Il Primo maggio 2004 Gino partecipò con l’amico Arsenio Garcia Davila alla grande sfilata popolare dell’Avana, durante la quale furono entrambi solennemente decorati. Al suo ritorno fu festeggiato in tutta Italia dai partigiani dell’Anpi, dai soci della Fondazione Che Guevara e dai membri dei 60 circoli dell’Associazione Nazionale di Amicizia Italia-Cuba.

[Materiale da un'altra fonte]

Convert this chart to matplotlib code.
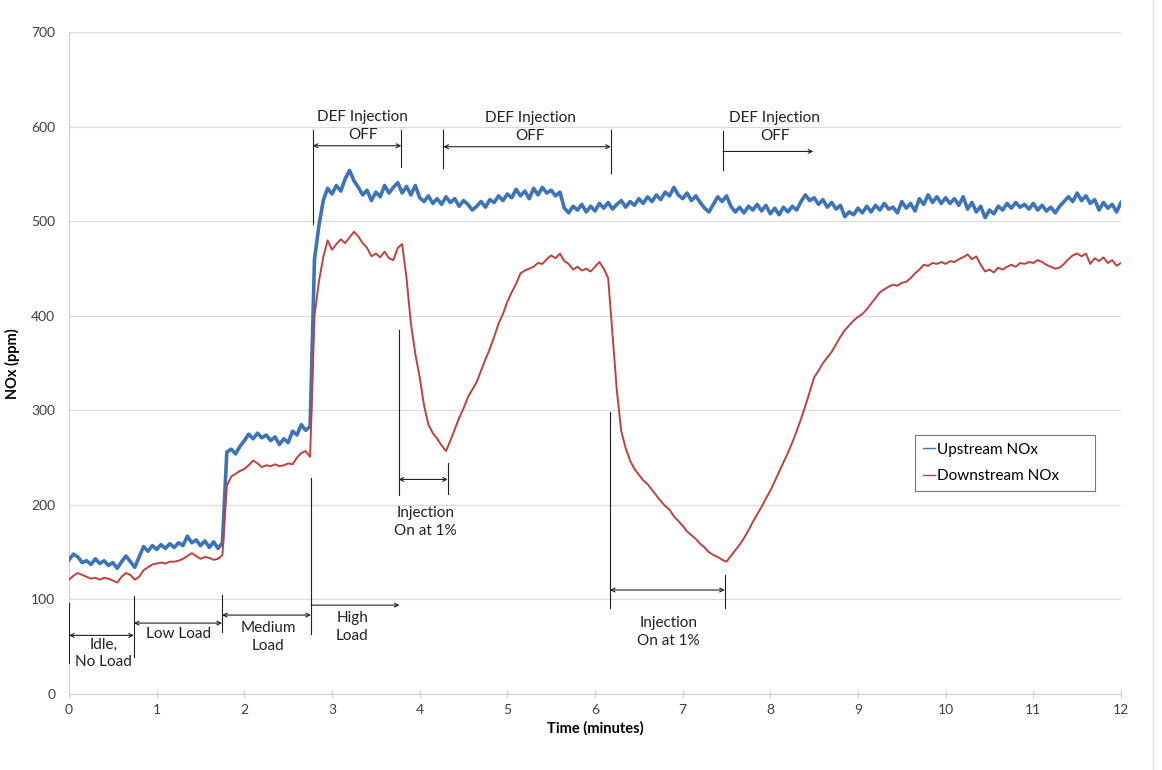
import numpy as np
import matplotlib
matplotlib.use('Agg')
import matplotlib.pyplot as plt
from matplotlib.lines import Line2D

plt.rcParams['font.family'] = ['Lato', 'DejaVu Sans']

# readings every 0.05 minutes, 0 .. 12
step = 0.05

upstream = [
    142, 148, 145, 139, 141, 137, 143, 138, 141, 136, 139, 133, 140, 146, 140, 134,
    145, 156, 151, 157, 153, 158, 154, 159, 155, 160, 157, 167, 160, 163, 157, 162,
    155, 161, 154, 160, 256, 259, 254, 262, 268, 275, 270, 276, 271, 274, 268, 272,
    264, 270, 266, 278, 274, 285, 279, 283, 460, 495, 522, 535, 529, 538, 532, 545,
    554, 543, 536, 528, 533, 522, 531, 526, 538, 530, 536, 541, 530, 537, 528, 538,
    525, 521, 527, 519, 524, 518, 526, 520, 524, 516, 522, 518, 512, 516, 521, 515,
    523, 520, 527, 522, 529, 525, 534, 527, 532, 524, 535, 528, 536, 530, 533, 527,
    531, 514, 509, 516, 512, 518, 510, 516, 511, 519, 514, 520, 513, 518, 522, 515,
    521, 517, 524, 519, 526, 521, 528, 523, 531, 527, 536, 528, 524, 530, 522, 527,
    520, 514, 510, 518, 526, 521, 527, 516, 510, 515, 509, 516, 512, 518, 511, 517,
    508, 514, 507, 515, 510, 516, 512, 521, 528, 522, 525, 518, 523, 515, 520, 513,
    517, 505, 510, 507, 514, 509, 516, 510, 517, 512, 519, 513, 515, 509, 521, 514,
    519, 511, 524, 518, 528, 520, 526, 519, 525, 519, 524, 517, 526, 513, 520, 510,
    516, 504, 512, 508, 516, 512, 519, 514, 520, 515, 518, 513, 519, 512, 517, 511,
    515, 509, 516, 521, 526, 521, 530, 522, 527, 519, 523, 512, 520, 514, 518, 510,
    520,
]

downstream = [
    121, 125, 128, 126, 124, 122, 123, 121, 123, 122, 120, 118, 124, 128, 126, 121,
    124, 131, 134, 137, 138, 139, 138, 140, 140, 141, 143, 146, 149, 146, 143, 145,
    144, 142, 143, 147, 220, 230, 233, 236, 238, 242, 247, 244, 240, 242, 241, 243,
    241, 242, 244, 243, 250, 255, 257, 251, 400, 436, 462, 480, 470, 476, 481, 477,
    483, 489, 484, 477, 472, 463, 466, 462, 468, 461, 459, 472, 476, 440, 392, 360,
    335, 305, 285, 276, 270, 263, 257, 268, 280, 292, 302, 314, 322, 330, 342, 354,
    365, 378, 392, 402, 415, 425, 434, 445, 448, 450, 452, 456, 455, 460, 464, 461,
    466, 458, 455, 449, 452, 448, 450, 447, 452, 457, 450, 440, 380, 320, 278, 260,
    247, 238, 232, 226, 222, 216, 210, 204, 199, 195, 188, 183, 178, 172, 168, 164,
    159, 155, 150, 147, 145, 142, 140, 146, 152, 158, 165, 173, 182, 190, 198, 207,
    215, 225, 235, 245, 255, 266, 278, 291, 305, 320, 335, 342, 350, 356, 362, 370,
    378, 385, 390, 395, 399, 402, 407, 413, 419, 425, 428, 431, 433, 432, 435, 436,
    440, 445, 449, 454, 453, 456, 455, 457, 455, 458, 457, 460, 462, 465, 460, 463,
    454, 447, 449, 446, 451, 449, 452, 454, 452, 456, 455, 457, 456, 459, 457, 454,
    452, 450, 451, 455, 460, 464, 466, 463, 466, 455, 461, 458, 462, 456, 459, 453,
    456,
]

assert len(upstream) == 241 and len(downstream) == 241
minutes = np.arange(len(upstream)) * step

fig = plt.figure(figsize=(11.62, 7.70), dpi=100)
ax = fig.add_axes([0.0594, 0.0987, 0.9053, 0.8593])

ax.plot(minutes, upstream, color='#3d74b9', lw=2.6, label='Upstream NOx', zorder=3)
ax.plot(minutes, downstream, color='#c0413c', lw=1.4, label='Downstream NOx', zorder=3)

ax.set_xlim(0, 12)
ax.set_ylim(0, 700)
ax.set_xticks(range(0, 13))
ax.set_yticks(range(0, 701, 100))
ax.grid(axis='y', color='#dcdcdc', lw=0.9)
ax.set_axisbelow(True)
for s in ['top', 'right']:
    ax.spines[s].set_visible(False)
for s in ['left', 'bottom']:
    ax.spines[s].set_color('#d0d0d0')
ax.tick_params(axis='x', direction='inout', length=6, color='#d0d0d0', labelsize=10, labelcolor='#404040', pad=4)
ax.tick_params(axis='y', length=0, labelsize=10, labelcolor='#404040', pad=10)
ax.set_xlabel('Time (minutes)', fontsize=10.5, fontweight='bold', labelpad=4)
ax.set_ylabel('NOx (ppm)', fontsize=10.5, fontweight='bold', labelpad=8)

# markers for the test phases
def vline(x, y0, y1):
    ax.plot([x, x], [y0, y1], color='#222222', lw=0.8, zorder=4)

def span(x0, x1, y, style='<->'):
    ax.annotate('', xy=(x1, y), xytext=(x0, y),
                arrowprops=dict(arrowstyle=style, color='#222222', lw=0.8,
                                shrinkA=0, shrinkB=0, mutation_scale=7), zorder=4)

def label(x, y, s):
    ax.text(x, y, s, ha='center', va='center', fontsize=11, color='#222222',
            linespacing=1.35, zorder=4)

# load steps
vline(0, 33, 96)
vline(0.74, 39, 104)
vline(1.745, 66, 105)
vline(2.76, 64, 228)
span(0, 0.74, 62)
span(0.74, 1.745, 75)
span(1.745, 2.76, 83.5)
span(2.76, 3.77, 94, '->')
label(0.39, 43, 'Idle,\nNo Load')
label(1.25, 63, 'Low Load')
label(2.27, 60, 'Medium\nLoad')
label(3.23, 71, 'High\nLoad')

# injection on periods
vline(3.76, 211, 385)
vline(4.32, 212, 244)
span(3.76, 4.32, 227)
label(4.07, 182, 'Injection\nOn at 1%')
vline(6.17, 91, 298)
vline(7.48, 91, 126)
span(6.17, 7.48, 110)
label(6.84, 66, 'Injection\nOn at 1%')

# injection off periods
vline(2.78, 497, 597)
vline(3.79, 558, 597)
span(2.78, 3.79, 580)
label(3.35, 601, 'DEF Injection\nOFF')
vline(4.27, 556, 597)
vline(6.18, 551, 597)
span(4.27, 6.18, 579)
label(5.26, 600, 'DEF Injection\nOFF')
vline(7.46, 554, 596)
span(7.46, 8.49, 574, '->')
label(8.05, 600, 'DEF Injection\nOFF')

leg = ax.legend(loc='lower left', bbox_to_anchor=(0.797, 0.296, 0.186, 0.095),
                mode='expand', fontsize=11, frameon=True, fancybox=False,
                handlelength=0.8, handletextpad=0.15, borderpad=0.5, labelspacing=0.8)
leg.get_frame().set_edgecolor('#555555')
leg.get_frame().set_linewidth(0.8)
for h in leg.get_lines():
    h.set_linewidth(1.0)

fig.add_artist(Line2D([1153 / 1162, 1153 / 1162], [0, 1], color='#e0e0e0', lw=1.0))

fig.savefig('out.png', dpi=100)
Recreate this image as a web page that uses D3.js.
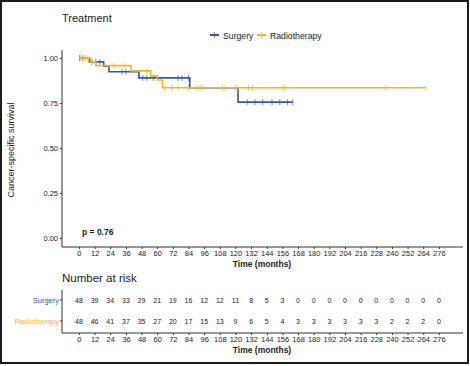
<!DOCTYPE html>
<html>
<head>
<meta charset="utf-8">
<script src="https://cdn.jsdelivr.net/npm/d3@7"></script>
<style>
  body { margin: 0; background: #fff; }
  text { font-family: "Liberation Sans", Arial, sans-serif; }
</style>
</head>
<body>
<div id="vis"></div>
<script>
// Kaplan-Meier steps
var surgeryTimes = [0, 8, 19, 23, 46, 85, 122];
var surgerySurv = [1, 0.979, 0.955, 0.924, 0.89, 0.835, 0.755];
var surgeryEnd = 164;
var surgeryCensor = [0.5, 3, 10, 13, 16, 33, 36, 49, 52, 57, 76, 79, 84, 129, 135, 141, 148, 154, 160, 164];

var radioTimes = [0, 9, 13, 40, 55, 60, 64];
var radioSurv = [1, 0.979, 0.958, 0.929, 0.901, 0.878, 0.835];
var radioEnd = 266;
var radioCensor = [1.5, 4.5, 7, 27, 35, 52, 66, 71, 76, 84, 90, 93, 95, 110, 112, 120, 122, 130, 133, 156, 158, 235, 266];

var timeTicks = d3.range(0, 277, 12);
var survTicks = [0, 0.25, 0.5, 0.75, 1];
var surgeryRisk = [48, 39, 34, 33, 29, 21, 19, 16, 12, 12, 11, 8, 5, 3, 0, 0, 0, 0, 0, 0, 0, 0, 0, 0];
var radioRisk = [48, 46, 41, 37, 35, 27, 20, 17, 15, 13, 9, 6, 5, 4, 3, 3, 3, 3, 3, 3, 2, 2, 2, 0];

var groups = ["Surgery", "Radiotherapy"];
var colors = ["#2f5aaa", "#f2b42a"];

var svg = d3.select('#vis').append('svg').attr('width', 470).attr('height', 366);

// frame
svg.append('rect').attr('x', 1).attr('y', 1).attr('width', 467).attr('height', 362)
  .attr('fill', 'none').attr('stroke', '#1a1a1a').attr('stroke-width', 2);

var x = d3.scaleLinear().domain([-13, 294.5]).range([62, 463]);
var y = d3.scaleLinear().domain([-0.05, 1.045]).range([247, 50]);

// title + legend
svg.append('text').attr('x', 62).attr('y', 22).attr('font-size', 11).attr('fill', '#222').text('Treatment');

var leg = [[210, 223], [257, 270]];
groups.forEach(function(g, i) {
  var lx = leg[i][0];
  svg.append('line').attr('x1', lx).attr('x2', lx + 9).attr('y1', 35).attr('y2', 35)
    .attr('stroke', colors[i]).attr('stroke-width', 2);
  svg.append('line').attr('x1', lx + 4.5).attr('x2', lx + 4.5).attr('y1', 32).attr('y2', 38)
    .attr('stroke', colors[i]).attr('stroke-width', 1).attr('opacity', 0.7);
  svg.append('text').attr('x', leg[i][1]).attr('y', 38.5).attr('font-size', 8.7).attr('fill', '#222').text(g);
});

// axes of main plot
var xAxis = d3.axisBottom(x).tickValues(timeTicks).tickSize(2).tickPadding(1.5);
var yAxis = d3.axisLeft(y).tickValues(survTicks).tickFormat(d3.format('.2f')).tickSize(2).tickPadding(2);

function styleAxis(g) {
  g.select('.domain').remove();
  g.selectAll('line').attr('stroke', '#333');
  g.selectAll('text').attr('font-size', 7.5).attr('fill', '#222').attr('font-family', '"Liberation Sans", Arial, sans-serif');
}

svg.append('g').attr('transform', 'translate(0,247)').call(xAxis).call(styleAxis);
svg.append('g').attr('transform', 'translate(62,0)').call(yAxis).call(styleAxis);
svg.append('line').attr('x1', 62).attr('x2', 463).attr('y1', 247).attr('y2', 247).attr('stroke', '#333');
svg.append('line').attr('x1', 62).attr('x2', 62).attr('y1', 50).attr('y2', 247).attr('stroke', '#333');

svg.append('text').attr('x', 262).attr('y', 267).attr('text-anchor', 'middle')
  .attr('font-size', 8.5).attr('font-weight', 'bold').attr('fill', '#222').text('Time (months)');
svg.append('text').attr('transform', 'translate(14,150) rotate(-90)').attr('text-anchor', 'middle')
  .attr('font-size', 9).attr('fill', '#222').text('Cancer-specific survival');
svg.append('text').attr('x', 82).attr('y', 235).attr('font-size', 8.5).attr('font-weight', 'bold')
  .attr('fill', '#222').text('p = 0.76');

// curves
function stepData(times, surv, end) {
  var pts = times.map(function(t, i) { return [t, surv[i]]; });
  pts.push([end, surv[surv.length - 1]]);
  return pts;
}
function survAt(times, surv, t) {
  var s = surv[0];
  times.forEach(function(tt, i) { if (tt <= t) s = surv[i]; });
  return s;
}
var line = d3.line().x(function(d) { return x(d[0]); }).y(function(d) { return y(d[1]); }).curve(d3.curveStepAfter);

var series = [
  {times: surgeryTimes, surv: surgerySurv, end: surgeryEnd, censor: surgeryCensor},
  {times: radioTimes, surv: radioSurv, end: radioEnd, censor: radioCensor}
];

series.forEach(function(s, i) {
  svg.append('path').datum(stepData(s.times, s.surv, s.end))
    .attr('d', line).attr('fill', 'none').attr('stroke', colors[i]).attr('stroke-width', 1.6);
  svg.selectAll('line.c' + i).data(s.censor).enter().append('line')
    .attr('class', 'c' + i)
    .attr('x1', function(d) { return x(d); }).attr('x2', function(d) { return x(d); })
    .attr('y1', function(d) { return y(survAt(s.times, s.surv, d)) - 3; })
    .attr('y2', function(d) { return y(survAt(s.times, s.surv, d)) + 3; })
    .attr('stroke', colors[i]).attr('stroke-width', 1).attr('opacity', 0.7);
});

// number at risk table
svg.append('text').attr('x', 62).attr('y', 282).attr('font-size', 11.5).attr('fill', '#222').text('Number at risk');

var rows = d3.scalePoint().domain(groups).range([300, 321]);
var risk = [surgeryRisk, radioRisk];

svg.append('g').attr('transform', 'translate(0,333)').call(xAxis).call(styleAxis);
svg.append('line').attr('x1', 62).attr('x2', 463).attr('y1', 333).attr('y2', 333).attr('stroke', '#333');
svg.append('line').attr('x1', 62).attr('x2', 62).attr('y1', 290).attr('y2', 333).attr('stroke', '#333');

groups.forEach(function(g, i) {
  svg.append('line').attr('x1', 60).attr('x2', 62).attr('y1', rows(g)).attr('y2', rows(g)).attr('stroke', '#333');
  svg.append('text').attr('x', 59).attr('y', rows(g) + 3).attr('text-anchor', 'end')
    .attr('font-size', 7.5).attr('fill', colors[i]).text(g);
  svg.selectAll('text.r' + i).data(risk[i]).enter().append('text')
    .attr('class', 'r' + i)
    .attr('x', function(d, j) { return x(timeTicks[j]); })
    .attr('y', rows(g) + 3).attr('text-anchor', 'middle')
    .attr('font-size', 7).attr('fill', '#222').text(function(d) { return d; });
});

svg.append('text').attr('x', 262).attr('y', 353).attr('text-anchor', 'middle')
  .attr('font-size', 8.5).attr('font-weight', 'bold').attr('fill', '#222').text('Time (months)');
</script>
</body>
</html>
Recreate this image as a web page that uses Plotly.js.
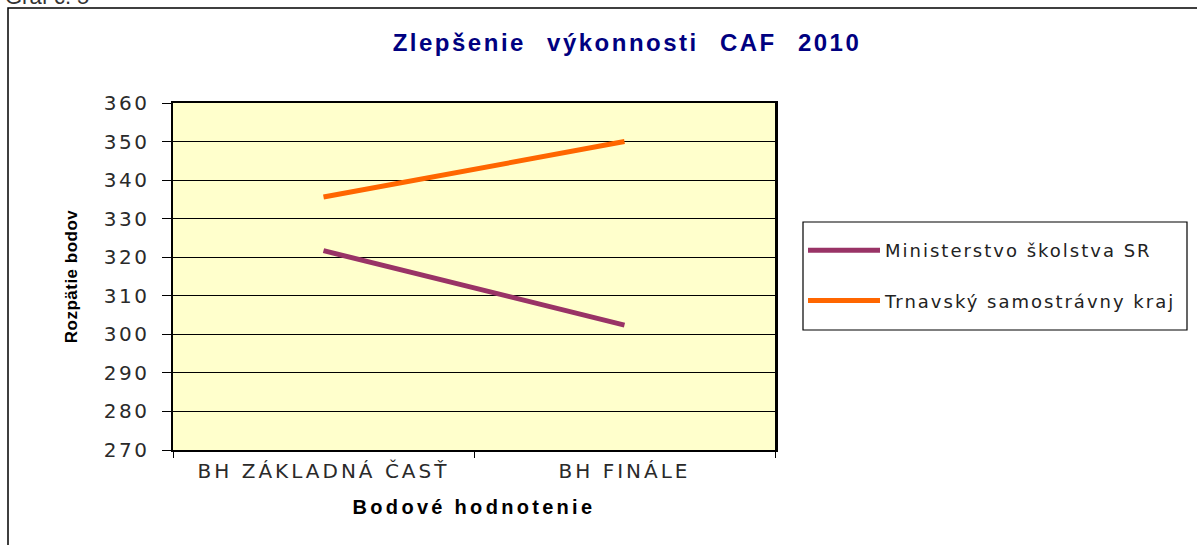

Nel 2005 ritornò alcune volte a Cuba, accompagnato dai coproduttori torinesi del documentario Cuba Libre: el desembarco del Granma, a lui dedicato, che volevano ripercorrere i luoghi della sua esperienza cubana. In tale filmato (nella parte girata a Bayamo il 26 luglio 2005 durante la commemorazione degli attacchi castristi alle caserme batistiane di Santiago de Cuba e di Bayamo) si vedono Gino e Fidel, entrambi commossi, che si abbracciano e si baciano. Per Donè fu il penultimo dei suoi viaggi a Cuba (ritornò a dicembre dell’anno successivo per la commemorazione del 50º anniversario dello sbarco del Granma) e per Fidel fu una delle ultime apparizioni in pubblico prima del suo malore che lo fece dimettere da tutti gli incarichi politici e statali.
Nel 2006 e 2007 vari giornali italiani si occuparono della storia di Gino pubblicando numerosi articoli a lui dedicati.
Nel 2008 Gino Donè Paro morì improvvisamente in una clinica di San Donà di Piave la sera del 22 marzo, alla vigilia di Pasqua, circondato dai familiari più stretti (sorelle e nipoti). Al suo funerale (avvenuto a Spinea il 27 marzo, dove fu cremato) parteciparono centinaia di compagni provenienti da tutta Italia, unitamente ad alcuni funzionari dell’ambasciata cubana di Roma che avevano fatto pervenire quattro grandi corone di rose rosse da parte Fidel Castro, di Raul Castro, della ambasciata cubana e dei granmisti sopravvissuti, oltre a molta gente comune.